Pues si hay algo que no se le hubiera perdonado, y habría sido letal para su continuidad como lo fue en el caso de la Monarquía griega de Constantino, hermano de la Reina Sofía que pactó con los golpistas, es que no hubiera dejado claro de qué lado se ponía el monarca. Y ello le valió el carisma 'supremo' y también el futuro manto de silencio sobre su vida privada y la de su familia, hasta el punto de que hasta hace bien poco no se veía apropiado dar rienda suelta en los medios a sus andanzas y estipendios, regalándoseles con una opaca gestión de sus propias cuentas, las reservadas en el Presupuesto para la Casa Real y que la actual Ley de Transparencia presentada por Rajoy sigue sin permitir detallar en lo que se refiere al destino de los gastos. Ese “no querer ver” se ha prolongado mucho en el tiempo gracias en cierto modo a lo poco abultado en número de la plantilla mantenida que se reduce a sus tres hijos, y ahora a nuera, nietos y (¡ay!) yernos (a diferencia de la Monarquía inglesa que alcanza también a primos y sobrinos), precisamente por la siniestra tradición cortesana que ha rodeado a los monarcas Borbones en nuestro turbulento pasado decimonónico. Una monarquía ‘moderna’, debiera ser entonces ‘popular’, sencilla en las formas y austera (si tal cosa puede suponerse), y antes que nada, al margen de los cenáculos políticos y no clientelista.

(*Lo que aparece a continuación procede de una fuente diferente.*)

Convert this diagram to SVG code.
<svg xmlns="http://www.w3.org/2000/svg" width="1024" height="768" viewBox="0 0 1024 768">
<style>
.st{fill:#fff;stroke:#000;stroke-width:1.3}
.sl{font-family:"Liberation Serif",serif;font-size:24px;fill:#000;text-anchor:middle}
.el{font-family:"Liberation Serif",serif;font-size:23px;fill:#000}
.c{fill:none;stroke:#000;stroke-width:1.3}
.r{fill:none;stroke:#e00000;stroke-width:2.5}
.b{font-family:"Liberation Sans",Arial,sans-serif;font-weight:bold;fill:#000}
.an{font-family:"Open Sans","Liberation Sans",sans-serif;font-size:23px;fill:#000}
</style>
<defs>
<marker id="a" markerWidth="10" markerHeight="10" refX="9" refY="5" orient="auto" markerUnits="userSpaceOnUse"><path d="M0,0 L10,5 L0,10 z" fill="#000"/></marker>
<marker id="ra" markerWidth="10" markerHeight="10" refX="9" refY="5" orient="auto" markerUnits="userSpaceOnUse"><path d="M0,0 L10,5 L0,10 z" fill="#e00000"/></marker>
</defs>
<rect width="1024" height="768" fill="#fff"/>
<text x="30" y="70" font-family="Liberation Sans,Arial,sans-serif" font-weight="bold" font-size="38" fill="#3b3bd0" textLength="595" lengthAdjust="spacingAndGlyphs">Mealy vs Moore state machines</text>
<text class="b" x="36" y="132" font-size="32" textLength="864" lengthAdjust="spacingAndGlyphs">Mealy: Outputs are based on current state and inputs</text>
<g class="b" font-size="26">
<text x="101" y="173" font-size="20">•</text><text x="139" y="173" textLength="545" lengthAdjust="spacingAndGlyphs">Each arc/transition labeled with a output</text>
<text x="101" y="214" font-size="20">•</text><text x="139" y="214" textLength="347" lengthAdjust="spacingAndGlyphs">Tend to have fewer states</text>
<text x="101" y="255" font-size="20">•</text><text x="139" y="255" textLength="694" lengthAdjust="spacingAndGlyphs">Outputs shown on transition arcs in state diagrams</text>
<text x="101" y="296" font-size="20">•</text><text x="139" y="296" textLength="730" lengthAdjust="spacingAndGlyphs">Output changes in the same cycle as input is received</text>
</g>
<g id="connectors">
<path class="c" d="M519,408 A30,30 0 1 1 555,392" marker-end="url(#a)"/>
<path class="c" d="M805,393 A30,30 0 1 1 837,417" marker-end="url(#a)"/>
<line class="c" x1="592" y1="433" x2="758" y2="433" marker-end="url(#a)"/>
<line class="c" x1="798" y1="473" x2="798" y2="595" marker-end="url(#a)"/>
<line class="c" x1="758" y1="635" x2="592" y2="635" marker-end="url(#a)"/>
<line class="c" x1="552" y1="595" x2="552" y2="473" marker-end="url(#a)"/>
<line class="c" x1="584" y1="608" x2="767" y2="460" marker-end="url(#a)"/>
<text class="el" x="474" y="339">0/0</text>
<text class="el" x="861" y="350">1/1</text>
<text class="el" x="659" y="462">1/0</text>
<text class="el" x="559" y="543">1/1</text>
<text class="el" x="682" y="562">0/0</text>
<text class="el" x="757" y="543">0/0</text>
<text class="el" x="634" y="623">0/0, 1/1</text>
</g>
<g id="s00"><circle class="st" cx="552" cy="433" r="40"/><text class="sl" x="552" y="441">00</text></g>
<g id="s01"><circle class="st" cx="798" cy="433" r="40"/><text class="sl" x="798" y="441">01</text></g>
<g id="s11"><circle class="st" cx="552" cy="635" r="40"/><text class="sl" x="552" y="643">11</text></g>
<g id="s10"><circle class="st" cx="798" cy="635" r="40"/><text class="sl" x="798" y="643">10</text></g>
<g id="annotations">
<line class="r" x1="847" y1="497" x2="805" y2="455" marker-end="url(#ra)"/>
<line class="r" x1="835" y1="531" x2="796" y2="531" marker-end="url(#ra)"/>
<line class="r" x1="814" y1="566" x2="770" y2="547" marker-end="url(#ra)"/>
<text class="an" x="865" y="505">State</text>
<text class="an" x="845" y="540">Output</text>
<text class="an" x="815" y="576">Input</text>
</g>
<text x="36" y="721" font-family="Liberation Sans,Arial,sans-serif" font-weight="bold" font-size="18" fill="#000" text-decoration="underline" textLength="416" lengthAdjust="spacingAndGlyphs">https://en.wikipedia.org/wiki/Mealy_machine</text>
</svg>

Pero alejados en el tiempo los ecos inquietantes del guerracivilismo, destapados escándalos como los que envuelven el caso Urdangarín, han provocado una mayor desinhibición de los medios a la hora de abordar el “hecho monárquico” español que tan discretamente era abordado en el pasado. El divorcio de la infanta Elena, la querencia crematística del matrimonio Urdangarín, el disparo accidental en su pie de un hijo de aquélla y Marichalar (¡ay esa afición temprana a las armas que hizo fallecer a un hermano del propio rey!), y ahora, la revelación de presuntas andanzas con amantes, caza de elefantes en Botsuana incluida (y en otra ocasión de osos en Rusia, etc) de nuestro “querido” rey Juan Carlos, han destapado la caja de Pandora con todos los truenos inimaginables, incluso útiles (¡ay!) para distraer de los problemas económicos del momento (han surgido los llamados “antimonárquicos de derechas”), cuales son las crueles reformas en marcha, a un público asombrado por que tales descaros puedan tener lugar en tiempos en que se nos exigen “grandes sacrificios”.

No están escritos aún los ríos de tinta que tal “debate monarquía-república” o si "debe abdicar ya a favor del Príncipe Felipe" traerá consigo. Lo que es cierto es que un velo se ha caído con esa frase para la historia dicha por primera vez por un rey: “Lo siento. Ha sido un error. No volverá a ocurrir”.